Comme beaucoup, mon attrait pour ce livre vint de cet enjeu de romancer la vie d'un tueur en série réel. Et si vous êtes un temps soit peu passionné par le sujet, alors le nom de Stéphane Bourgoin ne vous sera pas inconnu. Il faut d'ailleurs saluer l'auteur d'avoir cité ce spécialiste des tueurs en série à la fin de son livre, car il me semble que Marc Dugain n'a fait que s'appuyer sur les interviews entre Stéphane Bourgoin et Ed Kemper (dont la vie a inspiré le livre).
J'avais découvert ce tueur par le biais d'Infrarouge, mais force est de constater qu'en revoyant un autre documentaire de Stéphane Bourgoin sur ce tueur, plein de détails du livre découlent de cette interview, jusqu'aux menus détails de certaines scènes. C'est donc à se demander si un vrai travail de recherche plus approfondie s'est fait ?
Et si l'auteur ne cherchait qu'une simple inspiration pour se glisser dans la tête d'un tueur en série, il faut accepter que ce travail n'ai pas été fait pour la simple et bonne raison que l'auteur voulait s'emparer de cette vie afin d'en écrire un livre de fiction, et non pas un essai ou une biographie.
Et c'est peut-être ce qui m'a le plus perturbé, cette ambivalence permanente entre les faits réels et la fiction. Le livre est bien écrit, avec cette facilité à se glisser dans la tête de Al et de ses tergiversations sur ses pulsions. On se prend assez vite d'empathie pour un tueur froid et pragmatique dans l'acte de tuer des membres de sa famille, si bien que son rapport à sa mère nous devient complètement familier et excuserait presque ses envies de meurtre. Et pourtant si on s'accroche aux faits de Ed Kemper (le vrai), il nous manquera cette intelligence supérieure (pourtant évoquée dans le livre), cette pulsion du passage à l'acte que l'auteur va nous voler, par lâcheté de ne pas aller jusqu'au bout de son immersion ou simplement par pudeur. Quoi qu'il en soit le spectateur reste frustré quand à ce passage à l'acte latent qui n'arrive jamais ; même celui qu'on attend le plus, largement installé par la relation à la mère nous sera dérobé en quelques lignes alors que le ton du livre laissait jusque là entrevoir sa façon de gérer ses pulsions.
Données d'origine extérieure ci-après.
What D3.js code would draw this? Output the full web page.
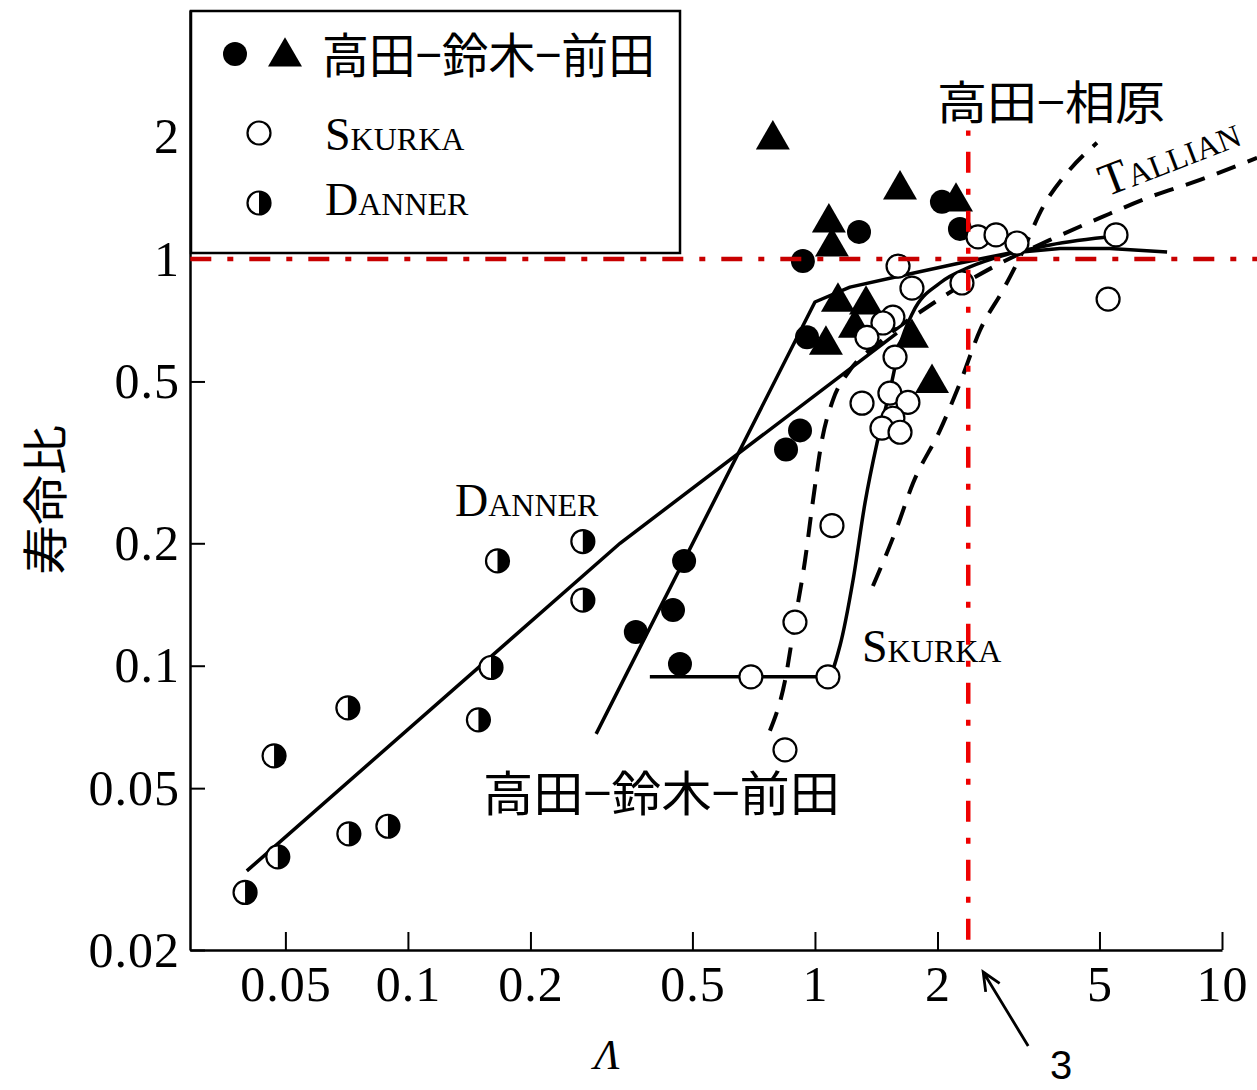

Le suspense et l'ambiance que Marc Dugain crée sur la vie de ce garçon ne sera pas utilisé lorsqu'il prend la vie des autres, et cela m'a terriblement frustré.
Après je peux comprendre ce choix, délibéré certainement, de ne pas sortir un énième livre à scandale où l'on oublie trop souvent la victime pour se consacrer uniquement au cheminement qui pousse à la mort d'autrui, n'empêche que l'auteur attire quand même les foules avec un sujet pareil et on crie donc un peu à l'arnaque.
On pourrait aisément croire que c'est exactement ce qui c'est passé dans la vie de Ed Kemper, notamment avec ces chapitres où on revient à une sorte de présent où il est enfermé en prison et évoque l'idée d'écrire sur sa vie. Le flou donc entre ce qui est réel de ce qui ne l'est pas me secoue un peu lorsqu'en plus on a accès à la vraie histoire.
Cependant, malgré les derniers chapitres, j'ai dévoré le livre. Je suis entrée aisément dans cette Amérique en plein changement, chargé de décors californiens, de vie idéale hippie pourtant condamnée ; et la vision d'un personnage qui ne cherche en rien à se déculpabiliser sur ses agissements ouvre l'esprit à un débat permanent sur la question du tueur en série. Néanmoins quand on s'attarde sur la vie du vrai Ed Kemper, la partie romancée de Avenue des Géants annihile parfois la cruauté de cet être hors norme rejeté par sa mère, alors qu'il s'agit d'un être plus complexe doté d'une intelligence manipulatrice qu'il a mis au service de ses meurtres, et que le livre élude dans les kidnappings des auto-stoppeuses.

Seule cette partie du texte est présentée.